CURIOUS INDEX 12/27/07

Central Michigan lost the loss of pained heroes last night, giving Purdue a minute and change to drive for the winning field goal in a 51-48 victory in the Motor City Bowl.

Even against the addled Purdue defense Dan LeFevour looked impressive: 292 yards and four tds passing, 114 yards and two scores on the ground, and some toughness displayed late when Purdue’s defenders suddenly awoke to find themselves suited up and playing critical snaps late in a game, and hey why not decide to actually hit the quarterback? Curtis Painter suffered no such indignities late, and was eating cucumber sandwiches in the backfield as he tallied 546 yards and three scores, including a composed final drive for the winning field goal.


Man, that’s a great sandwich. Hey, the underneath route’s open…again.

All in all, for a December 26th bowl game it punched well above its weight. And hey! There was footage of Andre Ware handing off to Barry Sanders! Otherwise known as his pro highlight tape!

With an attitude like that…Notre Dame President Emeritus Father Theodore Hesburgh says two win seasons aren’t the end of the world, and makes an important theological distinction.

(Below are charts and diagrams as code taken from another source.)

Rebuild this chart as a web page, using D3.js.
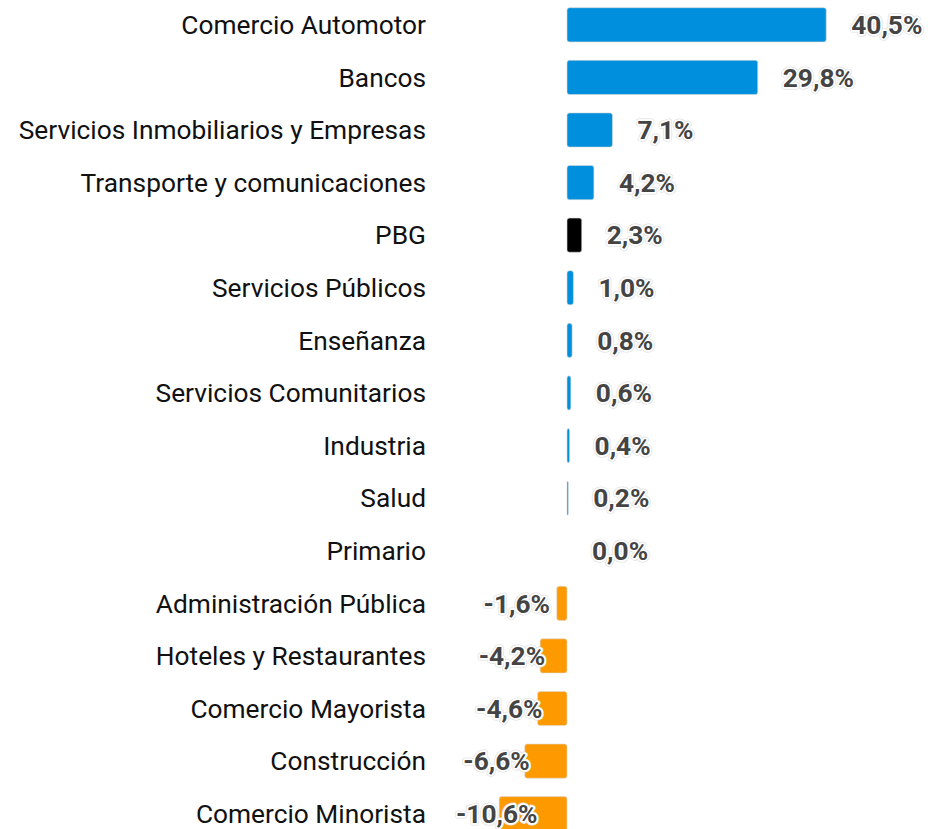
<!DOCTYPE html>
<meta charset="utf-8">
<style>
  body { margin: 0; background: #fff; }
  .cat text { font-family: Roboto, sans-serif; font-size: 26.3px; fill: #111; }
  .vals text { font-family: Roboto, sans-serif; font-size: 26.3px; font-weight: bold; fill: #444; }
</style>
<svg width="928" height="829"></svg>
<script src="https://cdn.jsdelivr.net/npm/d3@7"></script>
<script>
const categories = [
  "Comercio Automotor", "Bancos", "Servicios Inmobiliarios y Empresas",
  "Transporte y comunicaciones", "PBG", "Servicios Públicos", "Enseñanza",
  "Servicios Comunitarios", "Industria", "Salud", "Primario",
  "Administración Pública", "Hoteles y Restaurantes", "Comercio Mayorista",
  "Construcción", "Comercio Minorista"
];
const values = [40.5, 29.8, 7.1, 4.2, 2.3, 1.0, 0.8, 0.6, 0.4, 0.2, 0.0,
  -1.6, -4.2, -4.6, -6.6, -10.6];
const highlight = "PBG";

const svg = d3.select("svg");
const data = categories.map((c, i) => ({ name: c, value: values[i] }));

// plot area: zero at 567, 40.5 -> 826
const x = d3.scaleLinear().domain([-17.5, 56.4]).range([455, 928]);
const y = d3.scaleBand().domain(categories).range([-1.5, 840]).paddingInner(0.35).paddingOuter(0.175);

function barColor(d) {
  if (d.name === highlight) return "#000";
  return d.value < 0 ? "#ff9900" : "#008fdc";
}

// category labels
svg.append("g").attr("class", "cat")
  .selectAll("text").data(data).enter().append("text")
  .attr("x", 426)
  .attr("y", d => y(d.name) + y.bandwidth() / 2)
  .attr("dy", "0.35em")
  .attr("text-anchor", "end")
  .text(d => d.name);

// bars
svg.append("g").selectAll("rect").data(data.filter(d => d.value !== 0)).enter().append("rect")
  .attr("x", d => x(Math.min(0, d.value)))
  .attr("width", d => Math.abs(x(d.value) - x(0)))
  .attr("y", d => y(d.name))
  .attr("height", y.bandwidth())
  .attr("rx", 2.5)
  .attr("fill", barColor)
  .attr("stroke", "#d8d8d8")
  .attr("stroke-width", 0.6);

// value labels
const fmt = v => v.toFixed(1).replace(".", ",") + "%";
const vals = svg.append("g").attr("class", "vals");
const lab = vals.selectAll("g").data(data).enter().append("g");
lab.each(function(d) {
  const g = d3.select(this);
  const yy = y(d.name) + y.bandwidth() / 2;
  const outline = g.append("text").attr("y", yy).attr("dy", "0.35em").text(fmt(d.value))
    .attr("stroke", "#e2e2e2").attr("stroke-width", 5).attr("stroke-linejoin", "round");
  const t = g.append("text").attr("y", yy).attr("dy", "0.35em").text(fmt(d.value))
    .attr("stroke", "#fff").attr("stroke-width", 3.5).attr("stroke-linejoin", "round")
    .style("paint-order", "stroke");
  const w = t.node().getComputedTextLength();
  let left;
  if (d.value >= 0) {
    left = x(d.value) + 25;
  } else {
    // right edge near bar end, justified inside plot area
    left = Math.min(x(d.value) + 5, x(0) - 17) - w;
    left = Math.max(left, x.range()[0] + 1);
  }
  outline.attr("x", left);
  t.attr("x", left);
});
</script>
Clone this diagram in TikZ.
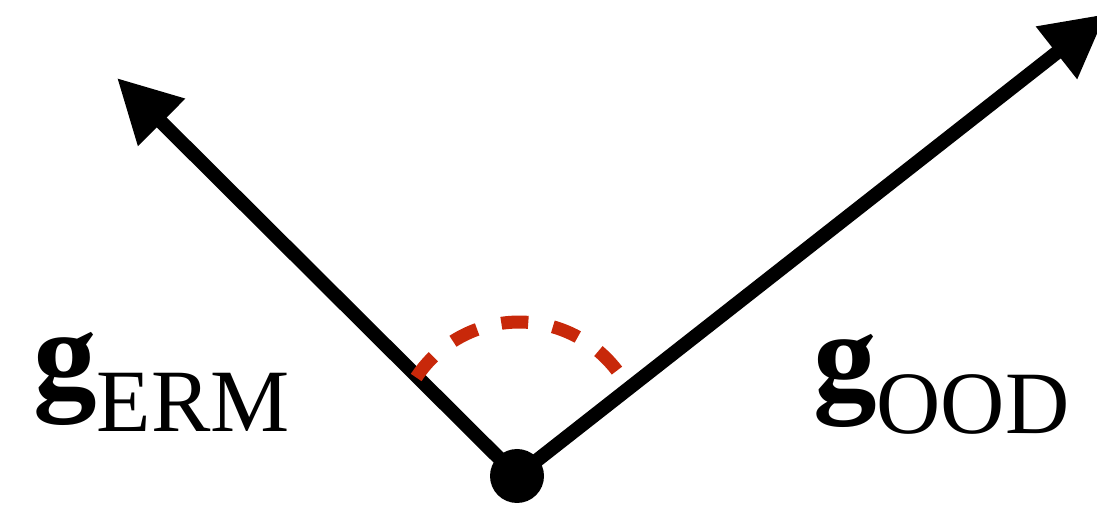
\documentclass[tikz,border=0pt]{standalone}
\usepackage{fontspec}
\setmainfont{Liberation Serif}
\usetikzlibrary{arrows.meta}
\definecolor{arcred}{HTML}{C8280A}
\tikzset{
  vec/.style={line width=14pt, -{Triangle[length=63pt,width=63pt]}},
  anglearc/.style={arcred, line width=13pt, dash pattern=on 27pt off 25pt},
  dot/.style={circle, fill=black, inner sep=0pt, minimum size=54pt},
  lab/.style={anchor=base west, inner sep=0pt}
}
\newcommand{\gsub}[1]{{\fontsize{127}{127}\selectfont\textbf{g}}\raisebox{-34pt}{\fontsize{89}{89}\selectfont #1}}
\begin{document}
\begin{tikzpicture}[x=1pt,y=1pt]
\useasboundingbox (0,0) rectangle (1097,508);
\clip (0,0) rectangle (1097,508);
\node[dot] (O) at (517,32) {};
\coordinate (tipL) at (117,430);
\coordinate (tipR) at (1106,494);
\draw[vec] (O.center) -- (tipL);
\draw[vec] (O.center) -- (tipR);
\coordinate (arcS) at (416.2,130.5);
\draw[anglearc] (arcS) arc[start angle=146.7, end angle=36.5, radius=123];
\node[lab] (gERM) at (33,110) {\gsub{ERM}};
\node[lab] (gOOD) at (813,108) {\gsub{OOD}};
\end{tikzpicture}
\end{document}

“But I don’t think football is like eternal salvation.”

Trick question: football IS eternal salvation. Ur the0logy: FAIL.

It would make great tinder for a couch fire. A West Virginia fan is Ebaying his beard grown during his football season, claiming he’s doing what Mountaineers do for each other: sharing beards. Wondering why West Virginia fans would be unable to grow beards (meth lab explosion) on their own faces is an unanswered question, but the entry makes for good readin’:

The beard has served coach Huggins well this season. I will try to get coach Huggins to touch it at the Oklahoma vs. WVU game on 12.29.2007. I will take a picture for proof of the touch, and you will get a copy.

Mmmmm…a beard that smells like scotch. Fifty dollars is just a start on the bidding, if you ask us. (HT: College Game Balls.)

Al Golden has withdrawn his name from the UCLA coaching search, leaving Dewayne Walker and Rick Neuheisel in the running for the job, meaning you’ve got Rick Neuheisel in the job, meaning you’ll have recruiting violations like WHOA, very good offenses, and a coach who kind of looks like Gretchen Mol coaching in LA, an entirely appropriate thing. He and Pete Carroll can have competitive youth-offs where the other demonstrates his youth and vigor by doing something even more adolescent and trendy. If Carroll boogie-boards, Neuheisel will have Hannah Montana tapes blaring at practice; if Carroll responds by having the Wiggles playing while he fires up the team, Neuheisel will be blowing the whistle at particularly large fetuses on ultrasounds at local hospitals.

This will all end in tears, but you knew that already. Unless you’re Bruins Nation, who’s taking what they consider to be the lesser of two “mehs” in hiring the head coach with actual head coaching experience.

It’s like we’re soul sisters or something. Siblings, we mean… Erin Andrews lists Shout Wipes, an iPod, a MacBook, and Bumble and Bumble hair products as things she can’t live without on the road. We, too, love all of these and now rarely leave home without them. Who this should disturb more is unclear, but it’s undeniably disturbing, especially since we just admitted that we love Bumble and Bumble hair products in public.